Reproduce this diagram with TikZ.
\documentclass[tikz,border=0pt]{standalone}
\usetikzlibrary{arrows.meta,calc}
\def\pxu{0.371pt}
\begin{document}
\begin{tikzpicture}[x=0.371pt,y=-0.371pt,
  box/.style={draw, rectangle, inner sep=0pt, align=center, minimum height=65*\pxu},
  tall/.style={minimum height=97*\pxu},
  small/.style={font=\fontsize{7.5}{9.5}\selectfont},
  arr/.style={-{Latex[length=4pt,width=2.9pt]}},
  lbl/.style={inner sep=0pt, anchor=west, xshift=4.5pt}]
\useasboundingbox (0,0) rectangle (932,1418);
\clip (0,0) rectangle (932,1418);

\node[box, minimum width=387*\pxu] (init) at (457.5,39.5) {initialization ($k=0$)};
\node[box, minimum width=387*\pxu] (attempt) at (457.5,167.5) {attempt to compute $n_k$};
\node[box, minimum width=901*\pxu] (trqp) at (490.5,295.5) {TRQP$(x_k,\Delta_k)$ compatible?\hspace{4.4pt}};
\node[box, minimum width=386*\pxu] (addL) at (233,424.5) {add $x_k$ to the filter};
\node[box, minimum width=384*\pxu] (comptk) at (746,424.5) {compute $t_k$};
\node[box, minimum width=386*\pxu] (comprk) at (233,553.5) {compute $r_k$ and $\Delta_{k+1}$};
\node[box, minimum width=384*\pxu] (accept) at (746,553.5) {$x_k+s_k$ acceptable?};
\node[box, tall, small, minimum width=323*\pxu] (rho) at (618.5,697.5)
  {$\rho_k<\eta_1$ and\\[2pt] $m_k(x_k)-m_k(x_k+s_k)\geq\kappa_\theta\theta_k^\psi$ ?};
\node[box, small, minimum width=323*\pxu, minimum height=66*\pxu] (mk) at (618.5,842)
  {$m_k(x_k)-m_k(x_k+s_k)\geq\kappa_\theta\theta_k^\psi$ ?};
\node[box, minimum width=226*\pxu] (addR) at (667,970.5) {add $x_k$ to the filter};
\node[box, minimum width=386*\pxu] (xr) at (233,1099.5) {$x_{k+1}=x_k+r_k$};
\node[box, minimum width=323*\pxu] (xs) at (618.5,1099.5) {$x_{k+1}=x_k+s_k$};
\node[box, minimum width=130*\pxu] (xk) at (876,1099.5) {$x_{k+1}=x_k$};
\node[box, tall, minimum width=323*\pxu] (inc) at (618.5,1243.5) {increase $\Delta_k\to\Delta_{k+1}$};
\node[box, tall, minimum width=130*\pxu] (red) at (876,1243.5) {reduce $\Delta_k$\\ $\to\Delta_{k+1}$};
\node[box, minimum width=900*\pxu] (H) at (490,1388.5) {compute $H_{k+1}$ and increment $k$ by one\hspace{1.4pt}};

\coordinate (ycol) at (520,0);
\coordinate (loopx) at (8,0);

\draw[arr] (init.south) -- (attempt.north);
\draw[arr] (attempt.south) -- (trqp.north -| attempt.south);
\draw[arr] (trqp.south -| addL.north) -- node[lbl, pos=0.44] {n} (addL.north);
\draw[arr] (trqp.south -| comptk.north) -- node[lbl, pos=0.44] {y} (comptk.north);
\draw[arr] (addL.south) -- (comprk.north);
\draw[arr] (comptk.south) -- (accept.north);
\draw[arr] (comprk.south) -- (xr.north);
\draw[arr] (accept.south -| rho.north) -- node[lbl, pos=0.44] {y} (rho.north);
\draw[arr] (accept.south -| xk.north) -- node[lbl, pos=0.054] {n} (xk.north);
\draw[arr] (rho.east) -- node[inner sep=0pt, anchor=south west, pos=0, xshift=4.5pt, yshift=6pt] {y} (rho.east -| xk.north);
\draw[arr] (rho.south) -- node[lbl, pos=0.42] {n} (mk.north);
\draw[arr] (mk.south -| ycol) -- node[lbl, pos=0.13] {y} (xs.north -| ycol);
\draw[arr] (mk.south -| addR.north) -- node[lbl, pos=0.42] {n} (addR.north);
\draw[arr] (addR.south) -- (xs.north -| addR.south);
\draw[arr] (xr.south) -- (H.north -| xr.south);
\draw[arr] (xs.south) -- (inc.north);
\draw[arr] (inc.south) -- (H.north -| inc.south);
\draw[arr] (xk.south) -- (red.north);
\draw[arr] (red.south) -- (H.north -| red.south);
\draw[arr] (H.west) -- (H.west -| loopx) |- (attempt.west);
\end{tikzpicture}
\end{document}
────────────────────
**AIM OF THE EXERCISE**
Copy all of the material word for word.

**PROBLEM SOLUTION**
Reproduce this diagram with TikZ.
\documentclass[tikz,border=0pt]{standalone}
\usetikzlibrary{arrows.meta,calc}
\def\pxu{0.371pt}
\begin{document}
\begin{tikzpicture}[x=0.371pt,y=-0.371pt,
  box/.style={draw, rectangle, inner sep=0pt, align=center, minimum height=65*\pxu},
  tall/.style={minimum height=97*\pxu},
  small/.style={font=\fontsize{7.5}{9.5}\selectfont},
  arr/.style={-{Latex[length=4pt,width=2.9pt]}},
  lbl/.style={inner sep=0pt, anchor=west, xshift=4.5pt}]
\useasboundingbox (0,0) rectangle (932,1418);
\clip (0,0) rectangle (932,1418);

\node[box, minimum width=387*\pxu] (init) at (457.5,39.5) {initialization ($k=0$)};
\node[box, minimum width=387*\pxu] (attempt) at (457.5,167.5) {attempt to compute $n_k$};
\node[box, minimum width=901*\pxu] (trqp) at (490.5,295.5) {TRQP$(x_k,\Delta_k)$ compatible?\hspace{4.4pt}};
\node[box, minimum width=386*\pxu] (addL) at (233,424.5) {add $x_k$ to the filter};
\node[box, minimum width=384*\pxu] (comptk) at (746,424.5) {compute $t_k$};
\node[box, minimum width=386*\pxu] (comprk) at (233,553.5) {compute $r_k$ and $\Delta_{k+1}$};
\node[box, minimum width=384*\pxu] (accept) at (746,553.5) {$x_k+s_k$ acceptable?};
\node[box, tall, small, minimum width=323*\pxu] (rho) at (618.5,697.5)
  {$\rho_k<\eta_1$ and\\[2pt] $m_k(x_k)-m_k(x_k+s_k)\geq\kappa_\theta\theta_k^\psi$ ?};
\node[box, small, minimum width=323*\pxu, minimum height=66*\pxu] (mk) at (618.5,842)
  {$m_k(x_k)-m_k(x_k+s_k)\geq\kappa_\theta\theta_k^\psi$ ?};
\node[box, minimum width=226*\pxu] (addR) at (667,970.5) {add $x_k$ to the filter};
\node[box, minimum width=386*\pxu] (xr) at (233,1099.5) {$x_{k+1}=x_k+r_k$};
\node[box, minimum width=323*\pxu] (xs) at (618.5,1099.5) {$x_{k+1}=x_k+s_k$};
\node[box, minimum width=130*\pxu] (xk) at (876,1099.5) {$x_{k+1}=x_k$};
\node[box, tall, minimum width=323*\pxu] (inc) at (618.5,1243.5) {increase $\Delta_k\to\Delta_{k+1}$};
\node[box, tall, minimum width=130*\pxu] (red) at (876,1243.5) {reduce $\Delta_k$\\ $\to\Delta_{k+1}$};
\node[box, minimum width=900*\pxu] (H) at (490,1388.5) {compute $H_{k+1}$ and increment $k$ by one\hspace{1.4pt}};

\coordinate (ycol) at (520,0);
\coordinate (loopx) at (8,0);

\draw[arr] (init.south) -- (attempt.north);
\draw[arr] (attempt.south) -- (trqp.north -| attempt.south);
\draw[arr] (trqp.south -| addL.north) -- node[lbl, pos=0.44] {n} (addL.north);
\draw[arr] (trqp.south -| comptk.north) -- node[lbl, pos=0.44] {y} (comptk.north);
\draw[arr] (addL.south) -- (comprk.north);
\draw[arr] (comptk.south) -- (accept.north);
\draw[arr] (comprk.south) -- (xr.north);
\draw[arr] (accept.south -| rho.north) -- node[lbl, pos=0.44] {y} (rho.north);
\draw[arr] (accept.south -| xk.north) -- node[lbl, pos=0.054] {n} (xk.north);
\draw[arr] (rho.east) -- node[inner sep=0pt, anchor=south west, pos=0, xshift=4.5pt, yshift=6pt] {y} (rho.east -| xk.north);
\draw[arr] (rho.south) -- node[lbl, pos=0.42] {n} (mk.north);
\draw[arr] (mk.south -| ycol) -- node[lbl, pos=0.13] {y} (xs.north -| ycol);
\draw[arr] (mk.south -| addR.north) -- node[lbl, pos=0.42] {n} (addR.north);
\draw[arr] (addR.south) -- (xs.north -| addR.south);
\draw[arr] (xr.south) -- (H.north -| xr.south);
\draw[arr] (xs.south) -- (inc.north);
\draw[arr] (inc.south) -- (H.north -| inc.south);
\draw[arr] (xk.south) -- (red.north);
\draw[arr] (red.south) -- (H.north -| red.south);
\draw[arr] (H.west) -- (H.west -| loopx) |- (attempt.west);
\end{tikzpicture}
\end{document}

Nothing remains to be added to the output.